— SHORT TASK —
Produce an exact copy of the lines below that run from the line containing "Write a Python" to the line containing "0.83, 0.138, 0.050]", inclusive; any picture is omitted.

──────── PROVIDED MATERIAL

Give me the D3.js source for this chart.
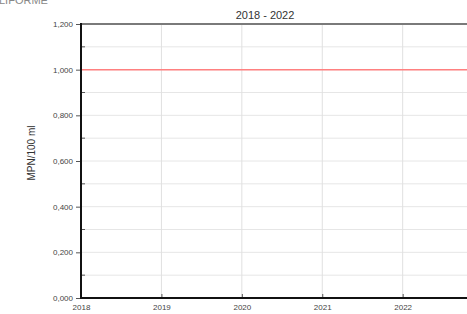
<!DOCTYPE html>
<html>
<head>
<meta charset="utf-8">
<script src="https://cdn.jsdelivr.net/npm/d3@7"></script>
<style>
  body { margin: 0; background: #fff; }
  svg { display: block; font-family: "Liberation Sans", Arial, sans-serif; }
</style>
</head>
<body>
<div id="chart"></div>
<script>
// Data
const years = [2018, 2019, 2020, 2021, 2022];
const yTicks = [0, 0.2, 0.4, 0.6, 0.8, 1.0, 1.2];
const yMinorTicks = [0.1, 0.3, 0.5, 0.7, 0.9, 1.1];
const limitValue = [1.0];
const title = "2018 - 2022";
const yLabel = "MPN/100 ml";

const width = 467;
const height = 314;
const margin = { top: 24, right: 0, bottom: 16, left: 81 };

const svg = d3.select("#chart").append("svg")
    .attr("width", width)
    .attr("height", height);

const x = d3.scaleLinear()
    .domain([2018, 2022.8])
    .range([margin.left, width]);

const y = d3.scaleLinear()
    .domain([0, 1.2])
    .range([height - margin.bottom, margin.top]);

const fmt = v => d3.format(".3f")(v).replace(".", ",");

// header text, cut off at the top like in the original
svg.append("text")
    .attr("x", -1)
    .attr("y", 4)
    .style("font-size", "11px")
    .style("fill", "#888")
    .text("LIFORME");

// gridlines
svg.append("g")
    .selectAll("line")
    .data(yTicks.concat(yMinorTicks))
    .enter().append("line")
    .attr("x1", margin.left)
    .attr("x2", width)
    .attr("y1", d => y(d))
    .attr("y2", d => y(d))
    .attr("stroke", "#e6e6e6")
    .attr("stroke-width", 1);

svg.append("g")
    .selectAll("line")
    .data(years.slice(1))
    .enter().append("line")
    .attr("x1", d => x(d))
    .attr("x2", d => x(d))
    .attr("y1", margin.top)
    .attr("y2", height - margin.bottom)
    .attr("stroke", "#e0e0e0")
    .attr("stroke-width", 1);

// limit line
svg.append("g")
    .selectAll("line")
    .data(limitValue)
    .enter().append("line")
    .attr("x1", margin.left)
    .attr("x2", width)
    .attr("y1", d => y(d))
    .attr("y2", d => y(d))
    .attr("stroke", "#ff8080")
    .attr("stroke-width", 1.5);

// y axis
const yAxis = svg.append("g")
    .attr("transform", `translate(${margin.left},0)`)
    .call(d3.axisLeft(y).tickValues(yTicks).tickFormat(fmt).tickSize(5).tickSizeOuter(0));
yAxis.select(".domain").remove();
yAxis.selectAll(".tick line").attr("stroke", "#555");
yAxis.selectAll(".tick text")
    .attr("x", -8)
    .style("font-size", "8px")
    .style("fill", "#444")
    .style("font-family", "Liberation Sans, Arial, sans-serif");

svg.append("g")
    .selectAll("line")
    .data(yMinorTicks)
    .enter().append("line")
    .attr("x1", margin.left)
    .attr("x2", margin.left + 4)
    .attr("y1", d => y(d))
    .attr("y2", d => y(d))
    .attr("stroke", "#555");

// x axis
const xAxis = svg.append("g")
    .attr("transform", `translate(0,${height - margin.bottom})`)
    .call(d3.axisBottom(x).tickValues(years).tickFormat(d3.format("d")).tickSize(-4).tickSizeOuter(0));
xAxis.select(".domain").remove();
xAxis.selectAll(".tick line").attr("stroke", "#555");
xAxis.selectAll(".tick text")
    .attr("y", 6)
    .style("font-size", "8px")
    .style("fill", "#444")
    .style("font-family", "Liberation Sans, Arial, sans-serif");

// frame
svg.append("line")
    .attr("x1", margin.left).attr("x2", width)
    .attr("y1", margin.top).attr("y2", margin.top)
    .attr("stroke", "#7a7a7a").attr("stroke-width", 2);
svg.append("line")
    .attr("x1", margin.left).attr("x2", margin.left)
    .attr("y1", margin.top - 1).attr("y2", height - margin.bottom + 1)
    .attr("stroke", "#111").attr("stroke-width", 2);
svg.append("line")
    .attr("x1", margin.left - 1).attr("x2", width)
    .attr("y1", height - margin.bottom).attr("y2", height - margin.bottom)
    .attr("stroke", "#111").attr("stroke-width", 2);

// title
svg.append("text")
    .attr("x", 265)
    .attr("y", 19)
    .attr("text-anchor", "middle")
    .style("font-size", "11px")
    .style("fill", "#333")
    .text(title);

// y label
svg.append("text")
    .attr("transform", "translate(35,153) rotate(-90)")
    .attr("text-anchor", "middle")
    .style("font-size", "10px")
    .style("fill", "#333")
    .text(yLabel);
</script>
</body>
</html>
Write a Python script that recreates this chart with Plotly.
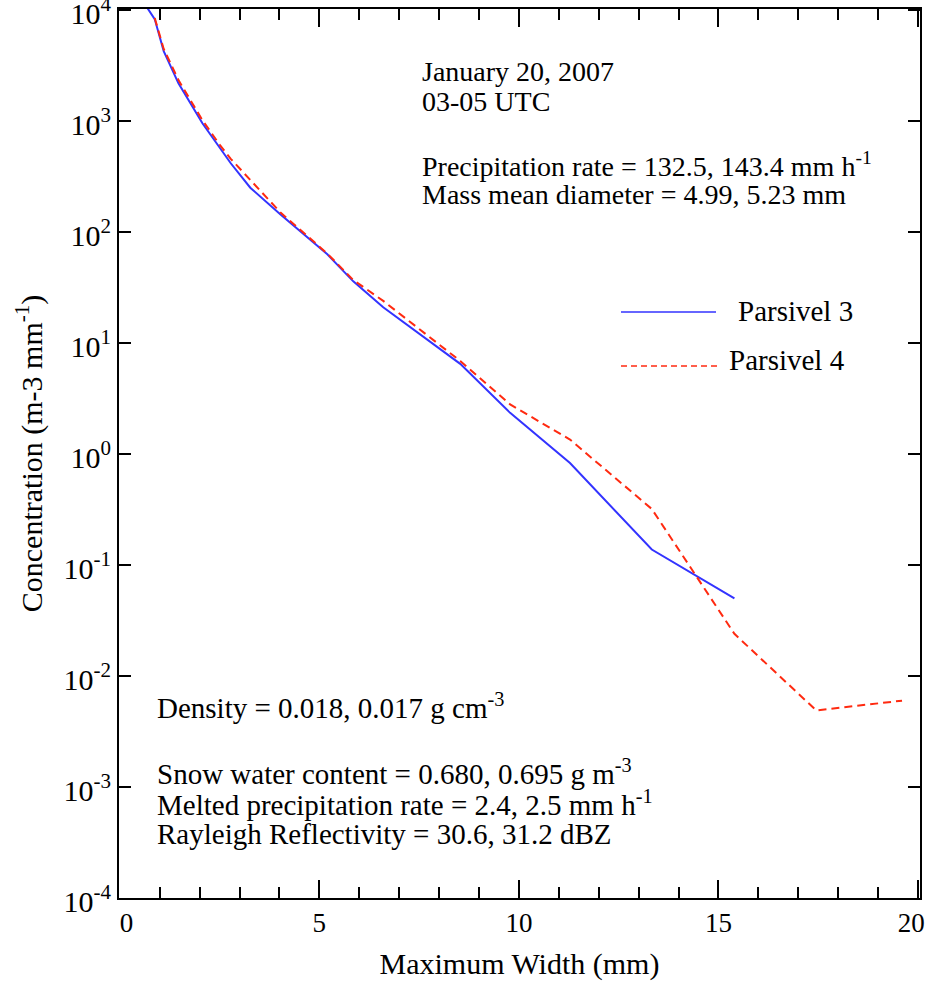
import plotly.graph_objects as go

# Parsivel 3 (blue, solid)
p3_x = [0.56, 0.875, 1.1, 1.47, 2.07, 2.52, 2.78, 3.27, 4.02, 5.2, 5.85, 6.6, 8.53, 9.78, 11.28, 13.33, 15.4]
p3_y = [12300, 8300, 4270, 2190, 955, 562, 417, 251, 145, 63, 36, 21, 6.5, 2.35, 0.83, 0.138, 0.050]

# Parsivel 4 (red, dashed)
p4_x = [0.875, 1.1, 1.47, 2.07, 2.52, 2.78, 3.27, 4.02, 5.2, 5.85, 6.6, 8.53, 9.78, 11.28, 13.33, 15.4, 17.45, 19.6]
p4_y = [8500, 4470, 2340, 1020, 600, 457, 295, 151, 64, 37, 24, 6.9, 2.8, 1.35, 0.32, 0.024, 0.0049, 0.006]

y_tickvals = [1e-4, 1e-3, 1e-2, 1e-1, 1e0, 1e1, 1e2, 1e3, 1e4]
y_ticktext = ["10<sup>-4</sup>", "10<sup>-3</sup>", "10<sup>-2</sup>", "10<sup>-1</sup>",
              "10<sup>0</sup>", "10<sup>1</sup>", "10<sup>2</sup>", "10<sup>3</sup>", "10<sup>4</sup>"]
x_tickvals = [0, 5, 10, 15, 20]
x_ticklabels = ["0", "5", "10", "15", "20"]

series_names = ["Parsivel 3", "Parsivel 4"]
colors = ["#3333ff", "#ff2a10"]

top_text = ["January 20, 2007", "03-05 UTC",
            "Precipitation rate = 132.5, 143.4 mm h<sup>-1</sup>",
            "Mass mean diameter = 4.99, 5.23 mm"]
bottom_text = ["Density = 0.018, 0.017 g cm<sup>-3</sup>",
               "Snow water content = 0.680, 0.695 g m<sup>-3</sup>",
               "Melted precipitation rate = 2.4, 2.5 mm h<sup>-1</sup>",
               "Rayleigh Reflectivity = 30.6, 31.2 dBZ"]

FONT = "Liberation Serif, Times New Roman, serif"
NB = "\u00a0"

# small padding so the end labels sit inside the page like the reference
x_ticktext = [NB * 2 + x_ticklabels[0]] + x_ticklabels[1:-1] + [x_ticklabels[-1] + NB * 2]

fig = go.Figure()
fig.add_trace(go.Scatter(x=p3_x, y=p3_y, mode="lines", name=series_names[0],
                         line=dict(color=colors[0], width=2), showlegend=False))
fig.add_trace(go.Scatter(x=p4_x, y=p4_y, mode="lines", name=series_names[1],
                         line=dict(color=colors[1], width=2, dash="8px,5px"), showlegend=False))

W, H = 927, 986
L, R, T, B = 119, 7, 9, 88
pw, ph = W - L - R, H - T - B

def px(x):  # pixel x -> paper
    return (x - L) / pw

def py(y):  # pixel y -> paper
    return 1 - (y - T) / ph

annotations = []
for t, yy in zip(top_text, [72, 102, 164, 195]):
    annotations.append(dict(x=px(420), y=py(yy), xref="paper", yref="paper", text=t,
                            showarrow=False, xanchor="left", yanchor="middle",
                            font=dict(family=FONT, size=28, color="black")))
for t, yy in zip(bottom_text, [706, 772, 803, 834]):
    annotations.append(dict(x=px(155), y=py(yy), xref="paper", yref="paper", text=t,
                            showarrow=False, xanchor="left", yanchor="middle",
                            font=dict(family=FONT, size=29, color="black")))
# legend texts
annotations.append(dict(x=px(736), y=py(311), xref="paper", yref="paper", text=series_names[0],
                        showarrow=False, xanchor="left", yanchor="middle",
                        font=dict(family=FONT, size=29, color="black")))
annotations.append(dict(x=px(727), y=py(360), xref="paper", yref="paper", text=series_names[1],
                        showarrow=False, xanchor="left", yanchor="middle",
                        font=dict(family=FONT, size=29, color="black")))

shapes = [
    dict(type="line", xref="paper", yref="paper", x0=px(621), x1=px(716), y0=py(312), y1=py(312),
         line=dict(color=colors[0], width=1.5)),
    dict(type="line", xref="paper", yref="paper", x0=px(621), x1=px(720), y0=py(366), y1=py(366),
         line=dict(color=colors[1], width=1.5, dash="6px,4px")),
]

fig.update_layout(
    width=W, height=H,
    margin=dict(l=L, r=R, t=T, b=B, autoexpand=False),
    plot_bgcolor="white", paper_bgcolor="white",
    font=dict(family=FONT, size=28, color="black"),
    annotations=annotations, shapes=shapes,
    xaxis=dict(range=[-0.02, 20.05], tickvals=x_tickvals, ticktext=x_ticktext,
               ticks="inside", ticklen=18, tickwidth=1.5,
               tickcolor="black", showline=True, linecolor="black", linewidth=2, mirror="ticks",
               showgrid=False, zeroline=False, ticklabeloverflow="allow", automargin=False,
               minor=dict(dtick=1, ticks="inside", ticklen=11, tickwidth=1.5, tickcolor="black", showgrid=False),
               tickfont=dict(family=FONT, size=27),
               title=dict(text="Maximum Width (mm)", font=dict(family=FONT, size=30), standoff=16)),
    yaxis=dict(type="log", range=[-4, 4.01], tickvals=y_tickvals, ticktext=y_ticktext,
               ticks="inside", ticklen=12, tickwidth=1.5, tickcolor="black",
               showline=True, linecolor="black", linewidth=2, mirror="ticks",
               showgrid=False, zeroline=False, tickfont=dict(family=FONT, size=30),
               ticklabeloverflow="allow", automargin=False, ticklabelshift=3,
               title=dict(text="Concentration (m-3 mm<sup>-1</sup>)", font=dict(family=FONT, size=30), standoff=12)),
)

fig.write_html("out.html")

────────────────

— THE OUTPUT —
Write a Python script that recreates this chart with Plotly.
import plotly.graph_objects as go

# Parsivel 3 (blue, solid)
p3_x = [0.56, 0.875, 1.1, 1.47, 2.07, 2.52, 2.78, 3.27, 4.02, 5.2, 5.85, 6.6, 8.53, 9.78, 11.28, 13.33, 15.4]
p3_y = [12300, 8300, 4270, 2190, 955, 562, 417, 251, 145, 63, 36, 21, 6.5, 2.35, 0.83, 0.138, 0.050]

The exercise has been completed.